Brian Fallow

The Economics Editor of the NZ Herald

Expectation of house price rises growing

Photo / Thinkstock
Photo / Thinkstock

Fewer Aucklanders consider it a good time to buy a house and more expect house prices to rise, according to ASB's quarterly survey of housing market sentiment.

A net 12 per cent see it as a good time to buy, down from a net 18 per cent in the previous survey.

The drop reflects low levels of houses for sale, creating a sellers' market, rather than a lack of demand.

ASB chief economist Nick Tuffley said responses to the question about whether it is a good time to buy tended to move inversely to the level of activity in the market.

"For instance it was very low through much of the 2000s when supply was similarly tight, yet sales and prices soared," Tuffley said.

"This suggests the indicator is as much a measure of market tightness or of the difficulty of buying a house as it is of actual demand or buying intentions," he said.

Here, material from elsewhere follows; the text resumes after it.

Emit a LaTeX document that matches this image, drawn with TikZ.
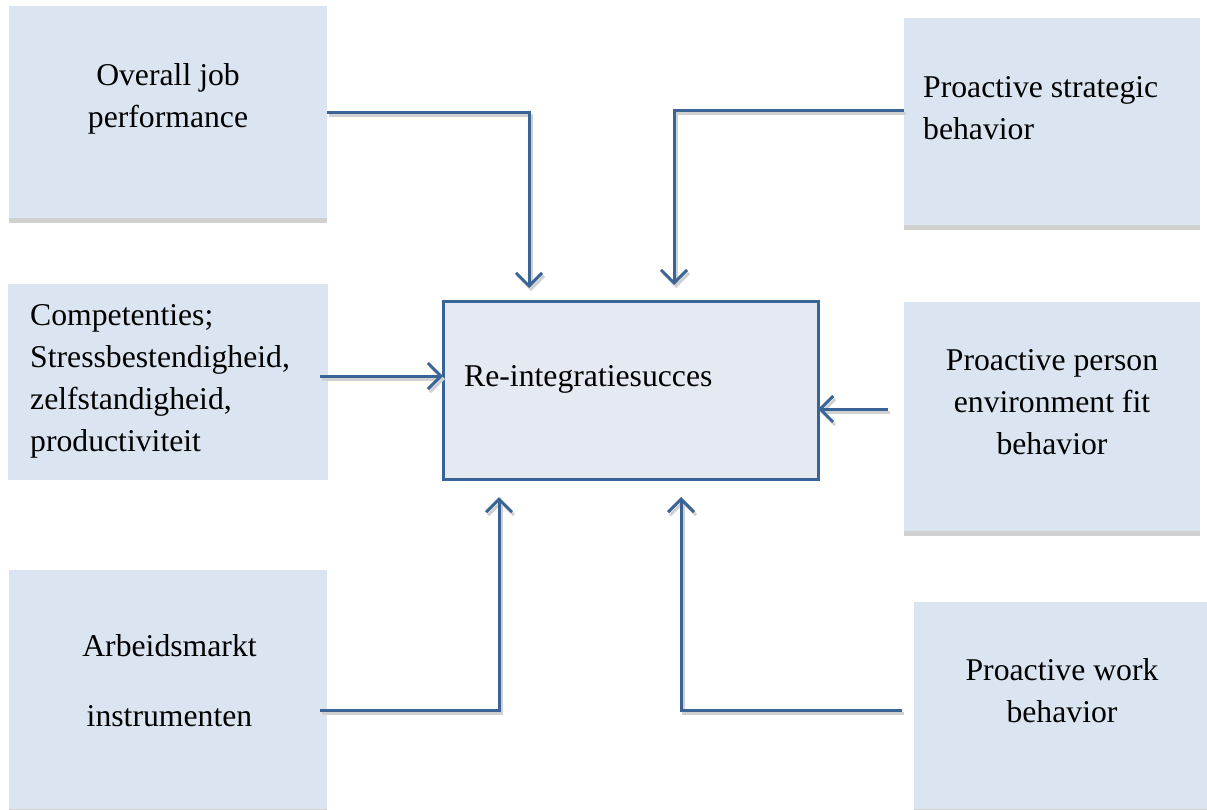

"Certainly in Christchurch, where the response to that question is the lowest, that would make sense."

Nationwide the survey recorded only a marginal increase in the net balance of respondents who consider it a good time to buy - a net 22 per cent, up from a net 21 per cent in the April quarter.

In contrast to that stability, expectations of house price inflation are climbing.

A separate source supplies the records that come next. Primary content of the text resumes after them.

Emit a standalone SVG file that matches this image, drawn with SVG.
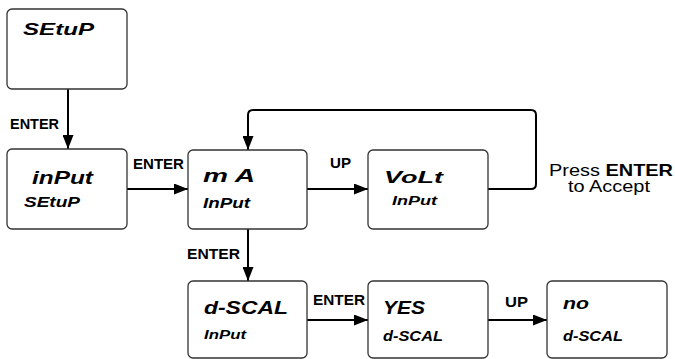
<svg xmlns="http://www.w3.org/2000/svg" width="675" height="359" viewBox="0 0 675 359">
<defs>
<style>
.box{fill:#fff;stroke:#333;stroke-width:1.3}
.seg{font-family:"Liberation Sans",Arial,sans-serif;font-weight:bold;font-style:italic;fill:#000}
.lbl{font-family:"Liberation Sans",Arial,sans-serif;font-weight:bold;font-size:14.5px;fill:#000}
.note{font-family:"Liberation Sans",Arial,sans-serif;font-size:16.5px;fill:#000}
.conn{fill:none;stroke:#000;stroke-width:2}
</style>
<marker id="ah" markerUnits="userSpaceOnUse" markerWidth="14" markerHeight="11" refX="14" refY="5.5" orient="auto">
<path d="M0,0 L14,5.5 L0,11 Z" fill="#000"/>
</marker>
</defs>
<rect width="675" height="359" fill="#fff"/>
<g id="connectors">
<path class="conn" d="M68,89 V149" marker-end="url(#ah)"/>
<path class="conn" d="M127,189 H188" marker-end="url(#ah)"/>
<path class="conn" d="M307,189 H368" marker-end="url(#ah)"/>
<path class="conn" d="M488,189 H531 Q536,189 536,184 V115 Q536,110 531,110 H253 Q248,110 248,115 V150" marker-end="url(#ah)"/>
<path class="conn" d="M248,229 V281" marker-end="url(#ah)"/>
<path class="conn" d="M307,320 H368" marker-end="url(#ah)"/>
<path class="conn" d="M488,320 H547" marker-end="url(#ah)"/>
<text class="lbl" x="10" y="129" textLength="49" lengthAdjust="spacingAndGlyphs">ENTER</text>
<text class="lbl" x="133" y="169" textLength="51" lengthAdjust="spacingAndGlyphs">ENTER</text>
<text class="lbl" x="330" y="168" textLength="21" lengthAdjust="spacingAndGlyphs">UP</text>
<text class="lbl" x="187" y="259" textLength="53" lengthAdjust="spacingAndGlyphs">ENTER</text>
<text class="lbl" x="313" y="305" textLength="52" lengthAdjust="spacingAndGlyphs">ENTER</text>
<text class="lbl" x="505" y="307" textLength="23" lengthAdjust="spacingAndGlyphs">UP</text>
</g>
<g id="note">
<text class="note" x="549" y="176" textLength="124" lengthAdjust="spacingAndGlyphs">Press <tspan font-weight="bold">ENTER</tspan></text>
<text class="note" x="568" y="192" textLength="82" lengthAdjust="spacingAndGlyphs">to Accept</text>
</g>
<g id="setup">
<rect class="box" x="7" y="9" width="120" height="80" rx="5"/>
<text class="seg" x="23" y="35" font-size="17" textLength="71" lengthAdjust="spacingAndGlyphs">SEtuP</text>
</g>
<g id="input">
<rect class="box" x="7" y="149" width="120" height="80" rx="5"/>
<text class="seg" x="32" y="184" font-size="18" textLength="61" lengthAdjust="spacingAndGlyphs">inPut</text>
<text class="seg" x="24" y="207" font-size="15" textLength="56" lengthAdjust="spacingAndGlyphs">SEtuP</text>
</g>
<g id="ma">
<rect class="box" x="188" y="150" width="119" height="79" rx="5"/>
<text class="seg" x="203" y="182" font-size="18" textLength="52" lengthAdjust="spacingAndGlyphs">m A</text>
<text class="seg" x="203" y="208" font-size="15" textLength="47" lengthAdjust="spacingAndGlyphs">InPut</text>
</g>
<g id="volt">
<rect class="box" x="368" y="150" width="120" height="79" rx="5"/>
<text class="seg" x="384" y="183" font-size="17" textLength="59" lengthAdjust="spacingAndGlyphs">VoLt</text>
<text class="seg" x="392" y="205" font-size="13" textLength="45" lengthAdjust="spacingAndGlyphs">InPut</text>
</g>
<g id="dscal">
<rect class="box" x="188" y="281" width="119" height="77" rx="5"/>
<text class="seg" x="204" y="314" font-size="18" textLength="84" lengthAdjust="spacingAndGlyphs">d-SCAL</text>
<text class="seg" x="204" y="339" font-size="13" textLength="42" lengthAdjust="spacingAndGlyphs">InPut</text>
</g>
<g id="yes">
<rect class="box" x="368" y="281" width="120" height="77" rx="5"/>
<text class="seg" x="383" y="314" font-size="19" textLength="42" lengthAdjust="spacingAndGlyphs">YES</text>
<text class="seg" x="383" y="341" font-size="15" textLength="60" lengthAdjust="spacingAndGlyphs">d-SCAL</text>
</g>
<g id="no">
<rect class="box" x="547" y="281" width="120" height="77" rx="5"/>
<text class="seg" x="563" y="309" font-size="17" textLength="26" lengthAdjust="spacingAndGlyphs">no</text>
<text class="seg" x="563" y="341" font-size="15" textLength="60" lengthAdjust="spacingAndGlyphs">d-SCAL</text>
</g>
</svg>
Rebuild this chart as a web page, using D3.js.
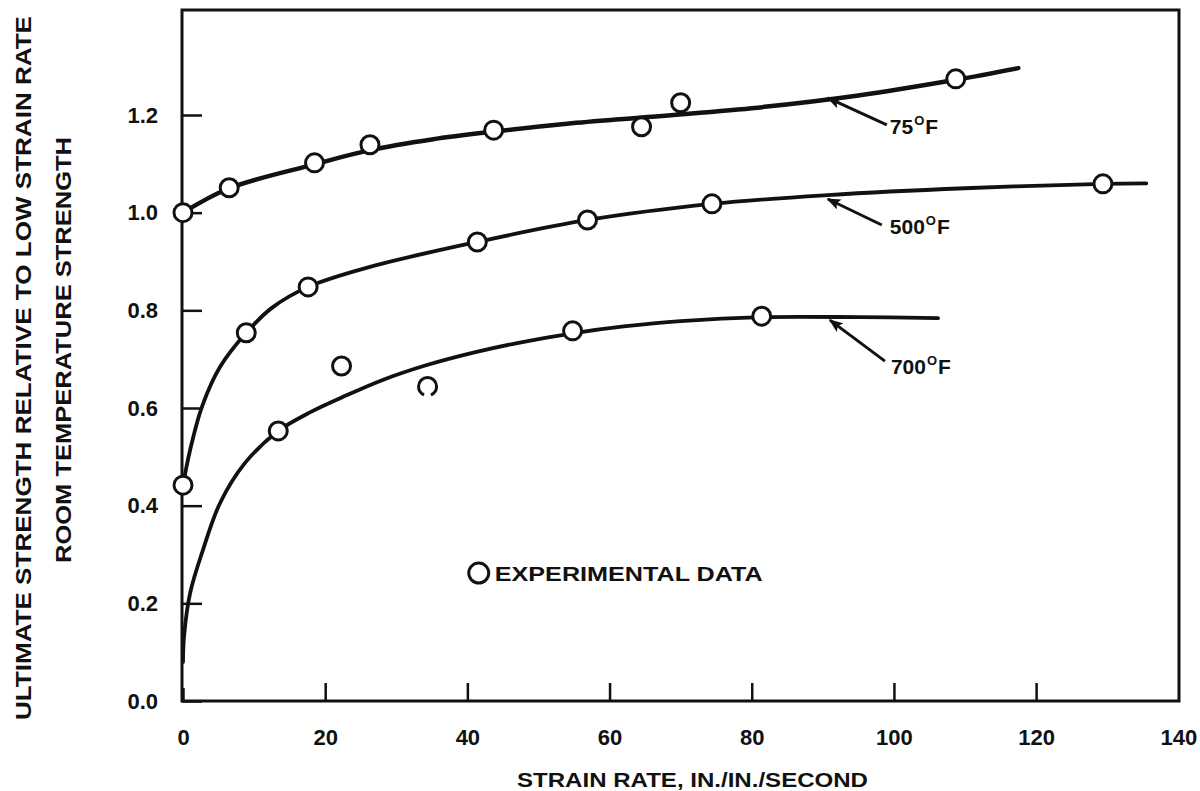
<!DOCTYPE html>
<html>
<head>
<meta charset="utf-8">
<script src="https://cdn.jsdelivr.net/npm/d3@7/dist/d3.min.js"></script>
<style>
  html, body { margin: 0; padding: 0; background: #ffffff; }
  svg { display: block; }
  text { font-family: "Liberation Sans", Arial, Helvetica, sans-serif; font-weight: bold; fill: #111; }
</style>
</head>
<body>
<svg id="chart" width="1200" height="791"></svg>
<script>
// ---- data ----
const xTicks = [0, 20, 40, 60, 80, 100, 120, 140];
const yTicks = [0.0, 0.2, 0.4, 0.6, 0.8, 1.0, 1.2];
const yTickLabels = ["0.0", "0.2", "0.4", "0.6", "0.8", "1.0", "1.2"];

const seriesNames = ["75°F", "500°F", "700°F"];

// experimental data points [strain rate, relative strength]
const points75 = [[0, 1.0], [6.5, 1.051], [18.5, 1.102], [26.3, 1.139], [43.7, 1.169], [64.5, 1.176], [70, 1.225], [108.7, 1.274]];
const points500 = [[0, 0.442], [8.9, 0.754], [17.6, 0.848], [41.4, 0.940], [56.9, 0.985], [74.4, 1.018], [129.4, 1.059]];
const points700 = [[13.4, 0.553], [22.3, 0.686], [34.4, 0.644], [54.8, 0.758], [81.4, 0.788]];

// fitted curves
const curve75 = [[0, 1.0], [6.5, 1.05], [18.5, 1.099], [26.3, 1.128], [35, 1.150], [43.7, 1.166], [54, 1.182], [64.5, 1.195], [80, 1.214], [95, 1.240], [108.7, 1.272], [117.5, 1.296]];
const curve500 = [[0, 0.442], [1.0, 0.514], [2.7, 0.604], [5.2, 0.684], [8.9, 0.754], [12.5, 0.805], [17.6, 0.848], [26.3, 0.889], [41.4, 0.940], [56.9, 0.985], [74.4, 1.018], [90.7, 1.036], [110, 1.050], [129.4, 1.059], [135.5, 1.060]];
const curve700 = [[0, 0.08], [0.14, 0.131], [1.0, 0.221], [2.8, 0.309], [5.2, 0.405], [8.7, 0.487], [13.4, 0.553], [18, 0.592], [22.4, 0.622], [28, 0.657], [34.3, 0.688], [41, 0.714], [47, 0.733], [54.8, 0.753], [62, 0.767], [70, 0.778], [81.4, 0.786], [95, 0.786], [106.2, 0.784]];

// label arrow tips on the curves [strain rate, strength]
const labelTips = [[90.7, 1.235], [90.7, 1.028], [91.0, 0.780]];

const xTitle = "STRAIN RATE, IN./IN./SECOND";
const yTitle1 = "ULTIMATE STRENGTH RELATIVE TO LOW STRAIN RATE";
const yTitle2 = "ROOM TEMPERATURE STRENGTH";
const legendText = "EXPERIMENTAL DATA";

// ---- drawing ----
const svg = d3.select("#chart");
const x = d3.scaleLinear().domain([0, 140.1]).range([183, 1179]);
const y = d3.scaleLinear().domain([0, 1.415]).range([701, 10]);

const defs = svg.append("defs");
defs.append("marker")
  .attr("id", "arrow").attr("viewBox", "0 0 10 10")
  .attr("refX", 9).attr("refY", 5)
  .attr("markerWidth", 14).attr("markerHeight", 11)
  .attr("markerUnits", "userSpaceOnUse")
  .attr("orient", "auto-start-reverse")
  .attr("preserveAspectRatio", "none")
  .append("path").attr("d", "M0,0 L10,5 L0,10 L2,5 Z").attr("fill", "#111");

// frame
const x0 = x(0) - 1, x1 = x(140.1), yb = y(0), yt = y(1.415);
svg.append("path")
  .attr("d", `M${x0},${yb} L${x0},${yt} L${x1},${yt} L${x1},${yb} Z`)
  .attr("fill", "none").attr("stroke", "#111").attr("stroke-width", 3);

// y axis
const yAxis = d3.axisLeft(y).tickValues(yTicks)
  .tickFormat((d, i) => yTickLabels[i])
  .tickSizeInner(-20).tickSizeOuter(0).tickPadding(24);
const gy = svg.append("g").attr("transform", `translate(${x0},0)`).call(yAxis);
gy.select(".domain").remove();
gy.selectAll(".tick line").attr("stroke", "#111").attr("stroke-width", 2.5);
gy.selectAll(".tick text").style("font-size", "22px").style("font-family", null).attr("fill", "#111");

// x axis
const xAxis = d3.axisBottom(x).tickValues(xTicks)
  .tickFormat(d3.format("d"))
  .tickSizeInner(-18).tickSizeOuter(0).tickPadding(28);
const gx = svg.append("g").attr("transform", `translate(0,${yb})`).call(xAxis);
gx.select(".domain").remove();
gx.selectAll(".tick line").attr("stroke", "#111").attr("stroke-width", 2.5)
  .attr("y2", d => d === 0 ? -13 : (d === 140 ? 0 : -18));
gx.selectAll(".tick text").style("font-size", "22px").style("font-family", null).attr("fill", "#111");

// curves
const line = d3.line().x(d => x(d[0])).y(d => y(d[1])).curve(d3.curveCatmullRom.alpha(0.5));
[curve75, curve500, curve700].forEach((c, i) => {
  svg.append("path").datum(c)
    .attr("d", line)
    .attr("fill", "none").attr("stroke", "#111")
    .attr("stroke-width", i === 0 ? 4.5 : 3.8)
    .attr("stroke-linecap", "round");
});

// points
const r = 9;
const circ = 2 * Math.PI * r;
[points75, points500, points700].forEach((pts, si) => {
  svg.append("g").selectAll("circle").data(pts).join("circle")
    .attr("cx", d => x(d[0])).attr("cy", d => y(d[1])).attr("r", r)
    .attr("fill", "#fff").attr("stroke", "#111").attr("stroke-width", 3)
    .attr("stroke-dasharray", (d, i) => (si === 2 && i === 2) ? `${circ / 4 - 3.5} 7 ${circ}` : null);
});

// temperature labels with arrows
const lineEndOffsets = [[59, 27], [54, 26], [55, 41]];
const textOffsets = [[62, 36], [62, 35], [61, 54]];
labelTips.forEach((t, i) => {
  const tx = x(t[0]), ty = y(t[1]);
  svg.append("line")
    .attr("x1", tx + lineEndOffsets[i][0]).attr("y1", ty + lineEndOffsets[i][1])
    .attr("x2", tx).attr("y2", ty)
    .attr("stroke", "#111").attr("stroke-width", 3)
    .attr("marker-end", "url(#arrow)");
  const name = seriesNames[i];
  const num = name.replace("°F", "");
  const txt = svg.append("text")
    .attr("x", tx + textOffsets[i][0]).attr("y", ty + textOffsets[i][1])
    .style("font-size", "21px");
  txt.append("tspan").text(num);
  txt.append("tspan").text("O").style("font-size", "13px").attr("dy", -9).attr("dx", 1);
  txt.append("tspan").text("F").attr("dy", 9).attr("dx", 1);
});

// legend
const legX = 41.6, legY = 0.262;
svg.append("circle").attr("cx", x(legX)).attr("cy", y(legY)).attr("r", 10)
  .attr("fill", "#fff").attr("stroke", "#111").attr("stroke-width", 3);
svg.append("text").attr("x", x(legX) + 16).attr("y", y(legY) + 8)
  .attr("textLength", 268).attr("lengthAdjust", "spacingAndGlyphs")
  .style("font-size", "21px").text(legendText);

// axis titles
svg.append("text").attr("x", 517).attr("y", 787)
  .attr("textLength", 351).attr("lengthAdjust", "spacingAndGlyphs")
  .style("font-size", "20px").text(xTitle);

svg.append("text").attr("transform", "translate(31,720) rotate(-90)")
  .attr("textLength", 704).attr("lengthAdjust", "spacingAndGlyphs")
  .style("font-size", "22px").text(yTitle1);

svg.append("text").attr("transform", "translate(71,563) rotate(-90)")
  .attr("textLength", 426).attr("lengthAdjust", "spacingAndGlyphs")
  .style("font-size", "22px").text(yTitle2);
</script>
</body>
</html>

A net 51 per cent expect prices to rise, up from a net 45 per cent in the previous survey and a net 27 per cent in January.

In Auckland a net 58 per cent expect to see prices rise, up from a net 54 per cent in the previous quarter.

The survey showed that expectations of further price rises were firmly embedded, Tuffley said.

He expects house prices to rise around 4 per cent nationwide over the year ahead and by 5 per cent in Auckland.

"While some buyers may feel the market is becoming too pressured or unaffordable, there will be many more attracted to the market by the prospect of capital gains."

For now, though, housing demand would remain constrained by still-high levels of household debt, muted net migration inflows and modest jobs growth.